Semrau says truth about battlefield death will remain secret
Published Monday, September 24, 2012 8:42AM EDT
Last Updated Monday, September 24, 2012 9:13AM EDT
A former Canadian soldier accused of killing an unarmed Taliban insurgent has written a new book about his experience in the military, but he carefully avoids discussing what actually happened in the so-called mercy killing.
Robert Semrau, 36, was demoted and dismissed from the military in a 2010 court martial for second-degree murder and attempted murder in relation to the 2008 shooting.
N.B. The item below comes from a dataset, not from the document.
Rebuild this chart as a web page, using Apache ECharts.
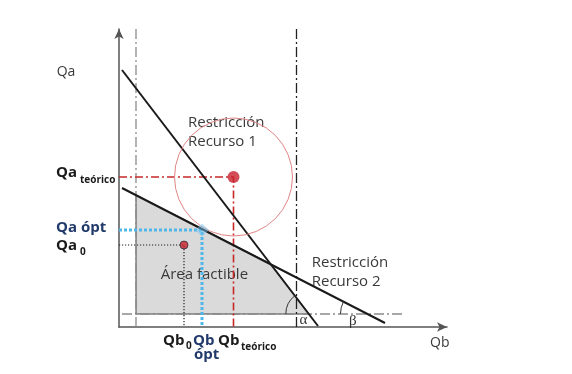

He was acquitted of those charges but found guilty of disgraceful conduct.
According to witness reports, Semrau shot and killed an insurgent who had been mortally wounded in a firefight with Canadian and American troops.
Semrau never testified during his court martial, and told CTV’s Canada AM he decided not to write about the incident in his new book “The Taliban Don’t Wave.”
“I’ve never admitted anything. I’ve never said what I did or didn’t do. I’ve told my wife the truth of that moment,” Semrau said.
“In the book, when we get to that moment, I leave it as a matter of public record. I say what was said at the court martial, that’s basically what I said in the book. I’ve chosen not to get into that moment for personal reasons. “
Instead, Semrau said he wanted his book to be about “the bigger picture, the broader context” of what a soldier experiences in Afghanistan, so that a civilian reader could gain an accurate perspective on what the battlefield is truly like.
“This is what Canadian soldiers go through, this is what they have to deal with, the horror, the travesty, the terrible things soldiers have to deal with but also moments of levity. There were comedic things that happened. I tried to be true to that, when it’s funny, it’s funny, when it’s sad, it’s sad -- but it’s all real.”
In the book, Semrau defends his silence and sheds no light on his motivation for shooting the wounded insurgent.
"As a Canadian citizen, I had the right to remain silent during my trial. I could not be forced to testify," Semrau writes.
"I chose to remain silent during my murder trial, and I never gave testimony on the stand, nor did I make a statement for the police. The truth of that moment will always be between me and the insurgent."
The judge Lt.-Col. Jean-Guy Perron told Semrau at his sentencing that his conduct on the battlefield had been "shockingly unacceptable."
"Your actions might have been motivated by honest belief you were doing the right thing," Perron said. "Nonetheless, you committed a serious breach of discipline."
Perron also told Semrau, a captain at the time, that he had set a poor example for his own troops.
The judge said the shooting was "completely out of character" for Semrau, but was also done without regard for the rules of the military.
Perron dismissed Semrau from the military without disgrace, meaning that he could work for the Crown or the government in future. He did not order Semrau to serve any jail time.
Semrau told Canada AM he still struggles with the memories of his experiences in Afghanistan.
“Yes I’ve had some bad dreams, yes I think about Afghanistan every single day but I don’t think you could find a soldier whose seen those things and has been put in those situations and doesn’t have the odd bad dream,” Semrau said.